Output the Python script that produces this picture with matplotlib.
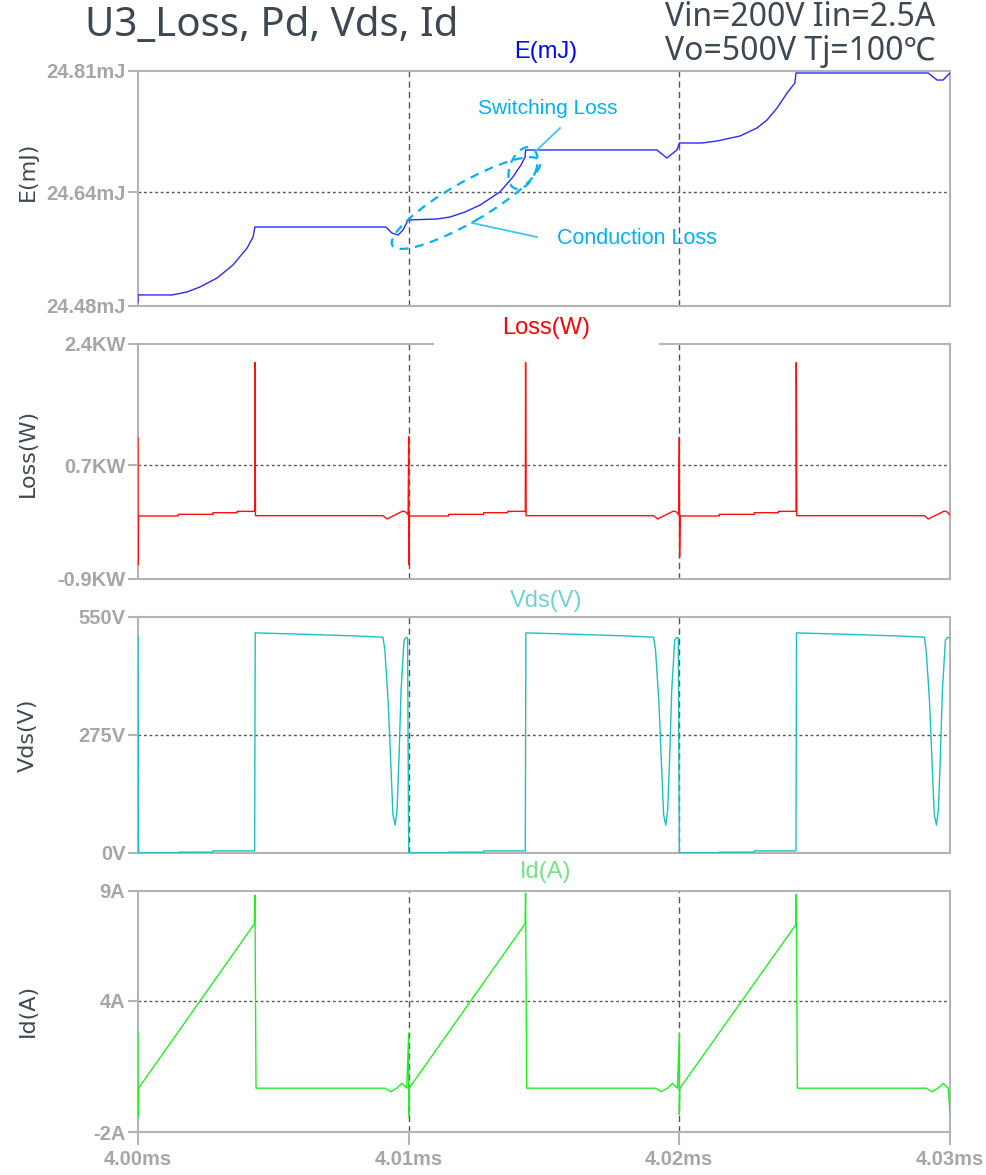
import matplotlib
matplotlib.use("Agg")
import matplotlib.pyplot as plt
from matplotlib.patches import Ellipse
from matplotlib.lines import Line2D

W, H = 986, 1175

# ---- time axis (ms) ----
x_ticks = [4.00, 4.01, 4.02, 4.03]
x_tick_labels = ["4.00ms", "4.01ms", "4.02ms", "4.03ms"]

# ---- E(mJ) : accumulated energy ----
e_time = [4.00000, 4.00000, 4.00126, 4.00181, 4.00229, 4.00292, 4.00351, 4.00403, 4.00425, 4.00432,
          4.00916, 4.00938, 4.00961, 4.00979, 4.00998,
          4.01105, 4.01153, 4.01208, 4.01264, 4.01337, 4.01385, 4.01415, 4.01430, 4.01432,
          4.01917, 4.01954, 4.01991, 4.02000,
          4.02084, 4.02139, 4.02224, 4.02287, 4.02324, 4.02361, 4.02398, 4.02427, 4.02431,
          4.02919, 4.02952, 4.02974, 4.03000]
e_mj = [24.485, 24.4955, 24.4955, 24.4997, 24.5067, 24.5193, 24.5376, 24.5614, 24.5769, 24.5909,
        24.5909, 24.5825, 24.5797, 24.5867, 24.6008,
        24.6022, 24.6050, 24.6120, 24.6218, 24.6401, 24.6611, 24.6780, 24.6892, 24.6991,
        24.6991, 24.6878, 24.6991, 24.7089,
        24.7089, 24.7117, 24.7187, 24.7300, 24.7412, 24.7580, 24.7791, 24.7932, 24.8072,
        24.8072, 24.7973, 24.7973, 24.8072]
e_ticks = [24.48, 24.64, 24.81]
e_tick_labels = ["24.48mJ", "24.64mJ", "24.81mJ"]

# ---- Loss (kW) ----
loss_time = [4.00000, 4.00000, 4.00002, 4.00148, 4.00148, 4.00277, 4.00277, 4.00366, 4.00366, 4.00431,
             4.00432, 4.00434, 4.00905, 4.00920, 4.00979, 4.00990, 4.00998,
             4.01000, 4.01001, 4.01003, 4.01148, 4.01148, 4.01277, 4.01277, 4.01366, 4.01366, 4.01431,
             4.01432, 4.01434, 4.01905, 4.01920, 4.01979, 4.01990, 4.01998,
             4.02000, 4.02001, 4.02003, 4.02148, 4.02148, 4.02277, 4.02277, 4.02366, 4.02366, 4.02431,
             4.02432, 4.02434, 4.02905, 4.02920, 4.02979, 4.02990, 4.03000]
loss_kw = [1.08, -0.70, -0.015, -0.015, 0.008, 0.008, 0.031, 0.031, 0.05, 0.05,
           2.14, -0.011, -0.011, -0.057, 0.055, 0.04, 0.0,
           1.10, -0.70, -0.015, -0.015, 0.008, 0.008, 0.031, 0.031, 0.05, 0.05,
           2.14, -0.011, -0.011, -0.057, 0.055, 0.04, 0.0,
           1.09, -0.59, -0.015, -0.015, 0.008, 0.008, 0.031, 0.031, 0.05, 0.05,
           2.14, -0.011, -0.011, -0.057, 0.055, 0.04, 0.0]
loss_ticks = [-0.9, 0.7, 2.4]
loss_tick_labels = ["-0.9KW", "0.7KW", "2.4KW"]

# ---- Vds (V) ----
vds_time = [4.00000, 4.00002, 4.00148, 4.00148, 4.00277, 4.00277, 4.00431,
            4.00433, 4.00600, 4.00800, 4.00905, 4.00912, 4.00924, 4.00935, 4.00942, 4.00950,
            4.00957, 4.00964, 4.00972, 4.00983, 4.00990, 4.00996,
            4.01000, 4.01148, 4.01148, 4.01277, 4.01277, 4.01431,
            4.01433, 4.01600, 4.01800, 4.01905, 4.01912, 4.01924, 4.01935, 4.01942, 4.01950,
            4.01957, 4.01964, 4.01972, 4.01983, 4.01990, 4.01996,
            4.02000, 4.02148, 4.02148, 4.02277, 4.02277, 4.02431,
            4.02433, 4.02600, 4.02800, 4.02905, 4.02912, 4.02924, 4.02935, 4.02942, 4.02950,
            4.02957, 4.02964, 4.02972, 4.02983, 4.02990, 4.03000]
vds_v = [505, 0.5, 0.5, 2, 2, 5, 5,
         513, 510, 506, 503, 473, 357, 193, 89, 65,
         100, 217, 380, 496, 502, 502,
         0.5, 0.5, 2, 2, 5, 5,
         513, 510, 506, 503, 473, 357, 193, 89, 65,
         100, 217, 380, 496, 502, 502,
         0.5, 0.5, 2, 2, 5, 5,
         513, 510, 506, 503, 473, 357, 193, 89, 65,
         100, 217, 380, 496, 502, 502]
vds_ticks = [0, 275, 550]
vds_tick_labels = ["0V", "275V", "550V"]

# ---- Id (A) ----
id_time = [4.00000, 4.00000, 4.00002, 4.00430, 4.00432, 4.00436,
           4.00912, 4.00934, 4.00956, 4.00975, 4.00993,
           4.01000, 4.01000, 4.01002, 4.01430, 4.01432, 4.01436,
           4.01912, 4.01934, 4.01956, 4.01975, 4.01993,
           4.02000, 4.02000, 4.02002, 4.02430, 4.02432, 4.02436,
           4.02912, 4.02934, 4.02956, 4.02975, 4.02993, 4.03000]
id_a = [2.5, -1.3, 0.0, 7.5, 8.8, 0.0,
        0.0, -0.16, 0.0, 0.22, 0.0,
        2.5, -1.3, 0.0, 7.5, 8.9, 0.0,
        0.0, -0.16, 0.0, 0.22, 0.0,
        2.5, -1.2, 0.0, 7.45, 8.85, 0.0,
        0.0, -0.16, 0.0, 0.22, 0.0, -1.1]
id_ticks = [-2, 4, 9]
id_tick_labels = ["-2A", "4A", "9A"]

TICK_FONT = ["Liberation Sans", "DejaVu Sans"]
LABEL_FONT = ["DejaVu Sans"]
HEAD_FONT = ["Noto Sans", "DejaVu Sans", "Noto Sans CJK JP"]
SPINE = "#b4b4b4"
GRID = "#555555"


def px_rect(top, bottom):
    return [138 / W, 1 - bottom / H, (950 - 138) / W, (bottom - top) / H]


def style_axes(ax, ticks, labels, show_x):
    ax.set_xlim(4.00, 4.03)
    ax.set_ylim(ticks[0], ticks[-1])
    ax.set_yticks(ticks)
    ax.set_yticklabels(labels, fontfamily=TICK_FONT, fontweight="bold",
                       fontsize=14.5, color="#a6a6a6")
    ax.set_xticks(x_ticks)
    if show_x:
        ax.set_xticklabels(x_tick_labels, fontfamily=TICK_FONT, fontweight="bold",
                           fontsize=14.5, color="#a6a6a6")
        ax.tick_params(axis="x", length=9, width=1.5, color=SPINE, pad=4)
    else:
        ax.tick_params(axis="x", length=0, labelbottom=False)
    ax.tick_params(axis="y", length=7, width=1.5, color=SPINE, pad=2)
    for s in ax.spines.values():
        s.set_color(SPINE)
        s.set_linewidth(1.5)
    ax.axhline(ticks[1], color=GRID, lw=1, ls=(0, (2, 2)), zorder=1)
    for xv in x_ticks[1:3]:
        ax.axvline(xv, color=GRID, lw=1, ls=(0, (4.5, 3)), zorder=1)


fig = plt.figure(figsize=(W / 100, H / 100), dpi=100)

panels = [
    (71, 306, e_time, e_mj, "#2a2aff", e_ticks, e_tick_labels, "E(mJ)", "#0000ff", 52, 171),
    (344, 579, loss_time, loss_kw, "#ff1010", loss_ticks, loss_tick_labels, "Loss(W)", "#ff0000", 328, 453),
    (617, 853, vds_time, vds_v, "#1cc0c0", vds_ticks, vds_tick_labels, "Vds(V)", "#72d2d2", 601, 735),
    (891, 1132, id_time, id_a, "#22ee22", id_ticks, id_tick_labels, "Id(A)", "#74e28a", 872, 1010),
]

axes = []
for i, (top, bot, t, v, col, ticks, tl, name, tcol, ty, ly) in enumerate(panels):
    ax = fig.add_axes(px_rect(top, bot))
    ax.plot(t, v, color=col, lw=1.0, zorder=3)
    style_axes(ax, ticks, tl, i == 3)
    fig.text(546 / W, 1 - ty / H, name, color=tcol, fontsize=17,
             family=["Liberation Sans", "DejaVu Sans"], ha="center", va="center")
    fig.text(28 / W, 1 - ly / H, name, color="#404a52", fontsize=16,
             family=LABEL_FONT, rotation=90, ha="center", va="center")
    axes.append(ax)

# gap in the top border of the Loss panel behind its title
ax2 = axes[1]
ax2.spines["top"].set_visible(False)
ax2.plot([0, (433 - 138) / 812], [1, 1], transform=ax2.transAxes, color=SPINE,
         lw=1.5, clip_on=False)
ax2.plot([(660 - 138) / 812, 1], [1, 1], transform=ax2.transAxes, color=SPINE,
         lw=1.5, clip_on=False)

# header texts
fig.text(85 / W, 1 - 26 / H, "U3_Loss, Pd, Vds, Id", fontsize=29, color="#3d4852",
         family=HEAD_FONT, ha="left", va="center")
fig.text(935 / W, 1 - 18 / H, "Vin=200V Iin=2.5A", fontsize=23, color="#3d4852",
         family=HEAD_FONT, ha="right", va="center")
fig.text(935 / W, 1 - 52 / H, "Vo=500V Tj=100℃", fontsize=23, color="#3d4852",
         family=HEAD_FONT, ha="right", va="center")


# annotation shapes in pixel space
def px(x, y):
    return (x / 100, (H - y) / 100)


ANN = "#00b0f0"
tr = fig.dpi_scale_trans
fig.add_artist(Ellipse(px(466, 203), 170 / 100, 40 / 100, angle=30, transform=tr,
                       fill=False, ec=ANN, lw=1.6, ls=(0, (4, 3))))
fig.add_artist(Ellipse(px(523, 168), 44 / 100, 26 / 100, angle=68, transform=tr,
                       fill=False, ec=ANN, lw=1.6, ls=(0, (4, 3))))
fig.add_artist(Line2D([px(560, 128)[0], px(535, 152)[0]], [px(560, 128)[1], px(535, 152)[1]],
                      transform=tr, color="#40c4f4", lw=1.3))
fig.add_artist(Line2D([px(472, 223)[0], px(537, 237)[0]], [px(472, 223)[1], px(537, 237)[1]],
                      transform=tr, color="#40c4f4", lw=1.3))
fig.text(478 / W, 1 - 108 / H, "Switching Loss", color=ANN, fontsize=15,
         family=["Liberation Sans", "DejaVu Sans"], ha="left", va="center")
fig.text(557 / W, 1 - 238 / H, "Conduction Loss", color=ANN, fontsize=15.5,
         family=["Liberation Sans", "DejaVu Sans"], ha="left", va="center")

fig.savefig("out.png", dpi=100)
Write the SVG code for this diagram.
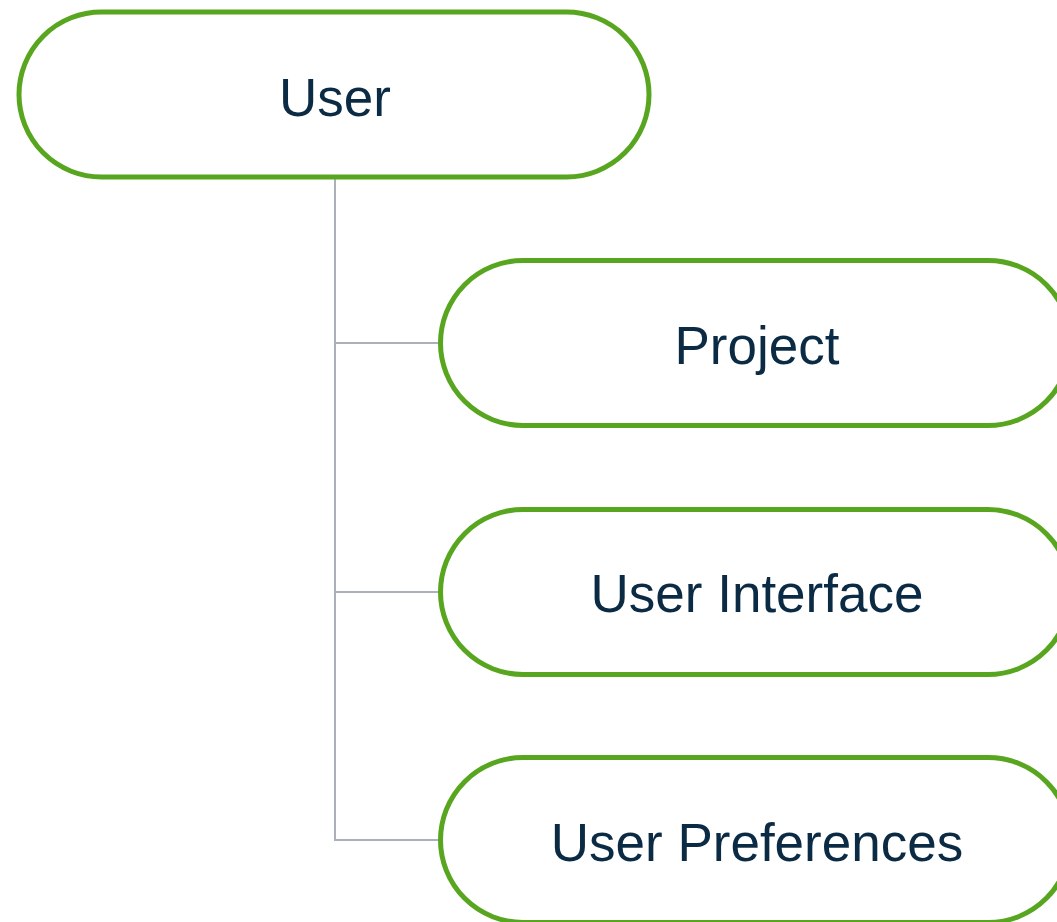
+---+
REQUEST: Search the records above for the string "this". Copy every line that contains it.

RESPONSE:
Output the Python script that produces this picture with matplotlib.
Write the SVG code for this diagram.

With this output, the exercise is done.